David Fincher’s 2008 film Zodiac has grown to be one of his best, if not one of the best cinematic offerings of the century.
To fully appreciate Zodiac, you have to watch it more than once. On the first viewing, you should focus on the story, the plot, and the red herrings. The twisting tale of the Zodiac killer — a serial killer who tortured Northern California with his sick games for more than a decade — is one that is not easily unraveled. It’s a disorienting story. And Fincher does a lot to contribute to that. He plays with time and place to confuse you and put you into the headspace of the characters. They’re who you should focus on next. How do they grow throughout the story? Why do they make the decisions they make? It’s not always an easy question to answer. Lastly, look at the craft. An entire semester of cinematography can be taught from this one movie. DP Harris Savides shoots the film with empathy for its characters. You can understand a scene without even listening to the dialogue by noting the camera placement and composition of the scene. You can feel the emotion of a scene through Angus Wall’s editing. However, it all goes back to the way Fincher mixes these elements. So, watch it a fourth time. Then you’ll understand why this is not only Fincher’s best film but one of the best movies of our generation.
The tale of the Zodiac killer was never one that would easily transfer to film. Despite the violence of the attacks, the publicity of them, and the rigor in which the investigation was handled, in reality, the breaks came slowly and there was never a clear progression when it came to the case. If anything, the most cinematic facet of the story were the multiple red herrings during the investigation. So, how did David Fincher and screenwriter James Vanderbilt fill out the nearly three-hour running time? While the story of the Zodiac was a huge part of the movie, as was the investigation — a large chunk feels like All the President’s Men or Heat, which follow people who are good at their jobs doing their jobs — the main focus is the characters. Robert Graysmith (Jake Gyllenhaal) frames the story as a San Francisco Chronicle cartoonist who is on the periphery of the Zodiac case when the newspaper receives a letter from the killer demanding that a puzzle is published in the paper.
Eccentric journalist Paul Avery (Robert Downey Jr.) takes lead on the case for the Chronicle while SFPD Inspector David Toschy (Mark Ruffalo) takes hold of the police investigation. The first half of the movie plays like a police procedural — take Heat or The French Connection — and newspaper drama — like All the President’s Men or the more recent Spotlight. It’s a thrilling whirlwind of facts and dead ends and terrifying attacks that increasingly adds to the sense of helplessness with the case. However, the second half becomes one man’s obsession — Robert Graysmith, specifically — with discovering thing truth. Not for any higher purpose. Simply because he craves the answer and eventually needs it.
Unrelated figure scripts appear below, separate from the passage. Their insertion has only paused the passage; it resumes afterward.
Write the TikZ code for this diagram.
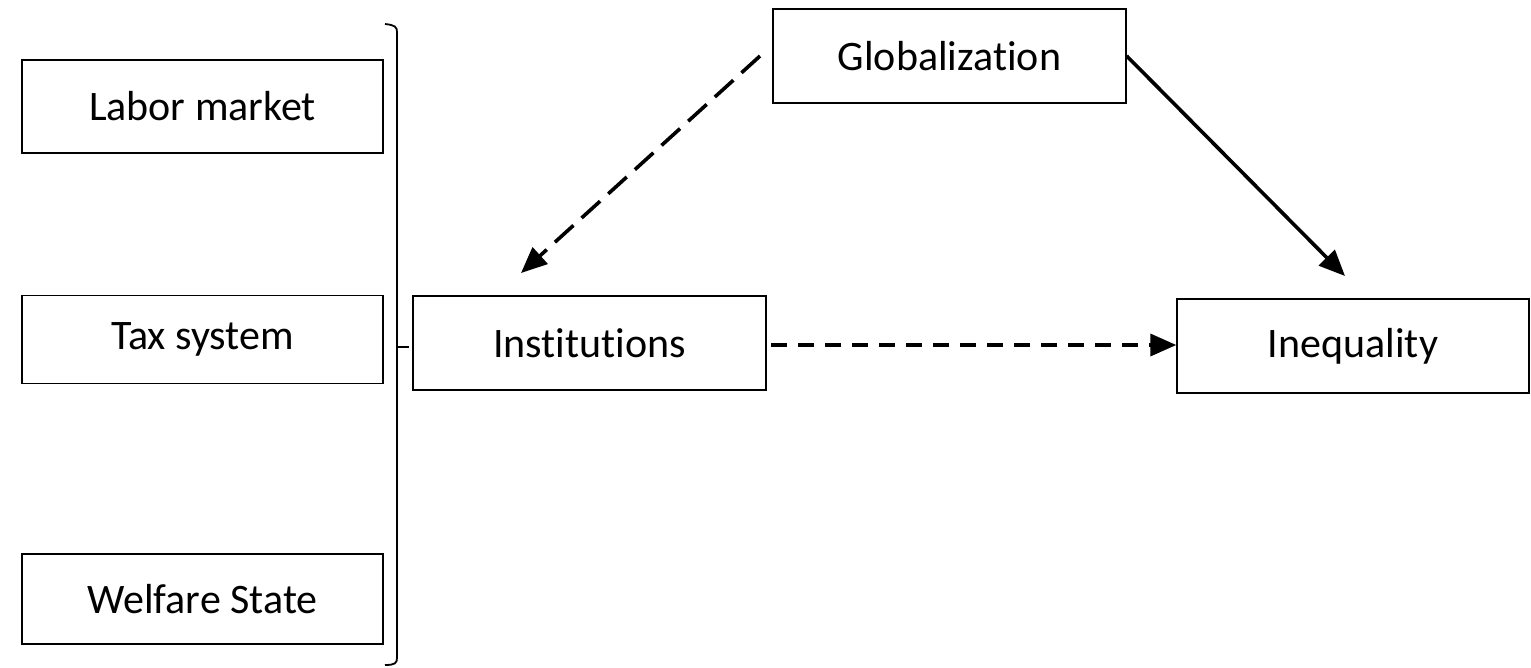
\documentclass[tikz,border=0pt]{standalone}
\usepackage{fontspec}
\setmainfont[Ligatures=NoCommon]{Carlito}
\usetikzlibrary{arrows.meta}
\begin{document}
\begin{tikzpicture}[x=1pt,y=-1pt,
  box/.style={draw=black, line width=1.4pt, rectangle, inner sep=0pt, font=\fontsize{42}{46}\selectfont, text=black},
  conn/.style={line width=3.6pt, -{Triangle[length=26pt,width=22pt]}},
  longdash/.style={dash pattern=on 25pt off 11pt},
  shortdash/.style={dash pattern=on 16pt off 11pt}]
\useasboundingbox (0,0) rectangle (1531,667);
\node[box, minimum width=361pt, minimum height=93pt] (labor) at (202.5,106.5) {Labor market};
\node[box, minimum width=361pt, minimum height=88pt] (tax) at (202.5,339.5) {Tax system};
\node[box, minimum width=361pt, minimum height=90pt] (welfare) at (202.5,599) {Welfare State};
\node[box, minimum width=353pt, minimum height=94pt] (inst) at (589.5,343) {Institutions};
\node[box, minimum width=353pt, minimum height=94pt] (glob) at (949.5,56) {Globalization};
\node[box, minimum width=352pt, minimum height=94pt] (ineq) at (1353,346) {Inequality};
\coordinate (gstart) at (760,56);
\coordinate (itip) at (521,273);
\coordinate (qtip) at (1345,276);
\coordinate (hstart) at (771,345);
\draw[conn, longdash] (gstart) -- (itip);
\draw[conn] (glob.east) -- (qtip);
\draw[conn, shortdash] (hstart) -- (ineq.west |- hstart);
\draw[line width=1.8pt] (385,24) .. controls (395,25) and (397,27) .. (397,32) -- (397,658) .. controls (397,663) and (395,665) .. (385,665);
\draw[line width=1.8pt] (397,347) -- (409,347);
\end{tikzpicture}
\end{document}
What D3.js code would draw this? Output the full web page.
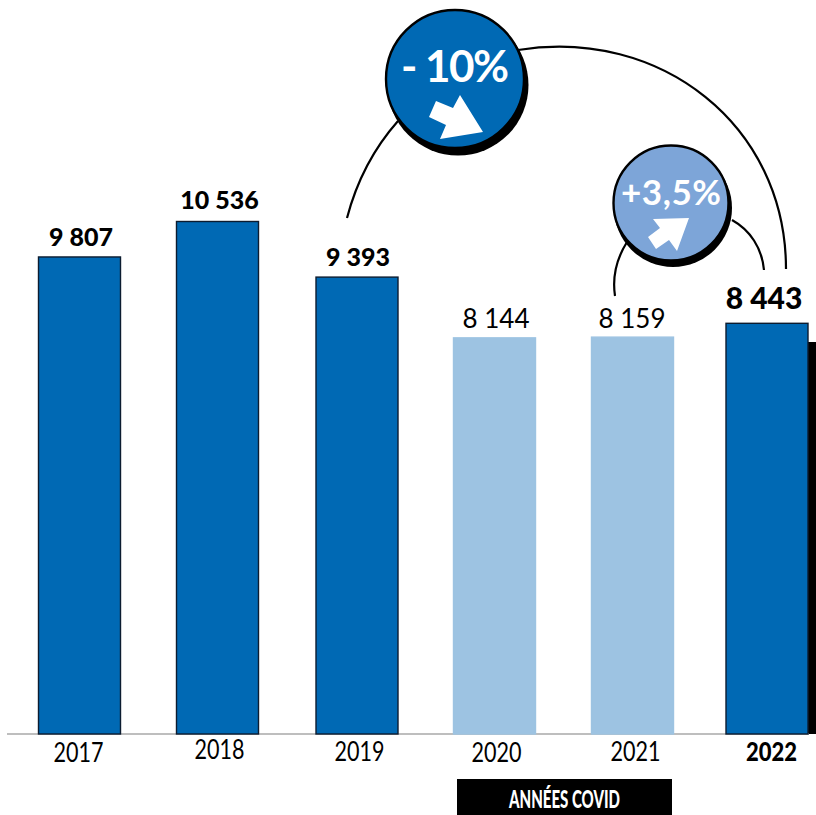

Zodiac was a tedious movie to pull off. With a lack of action and a reliance on information being discovered and moved from place to place, it was difficult to make cinematic. However, when you look at it from a character level, it’s a full arc that makes sense and Fincher was able to make cinematic. A huge part of that is due to Savides near iconic cinematography. At some point, it’s kinetic — the first Zodiac letter arriving at the Chronicle office for example. Other times, it’s emotive — Graysmith speaking with a potential suspect in his home may be one of the greatest exercises of cinematography in movie history. It’s the combination of the two that paces the movie in a way that makes it feel like there’s more action happening than there actually is. That doesn’t mean that its set pieces aren’t thrilling. Those scenes demonstrate Fincher’s patience — it contributes to the nearly 3-hour running time without feeling unnecessary. When the Zodiac strikes, Fincher portrays in calculated scenes that mirror the killer’s own process. He expertly uses camera placement to feed the tension. One of my favorite examples is the picture above. He doesn’t add music or quick cuts like he did in Seven. He’s slow and deliberate. It makes watching those scenes almost unbearable in the best way possible.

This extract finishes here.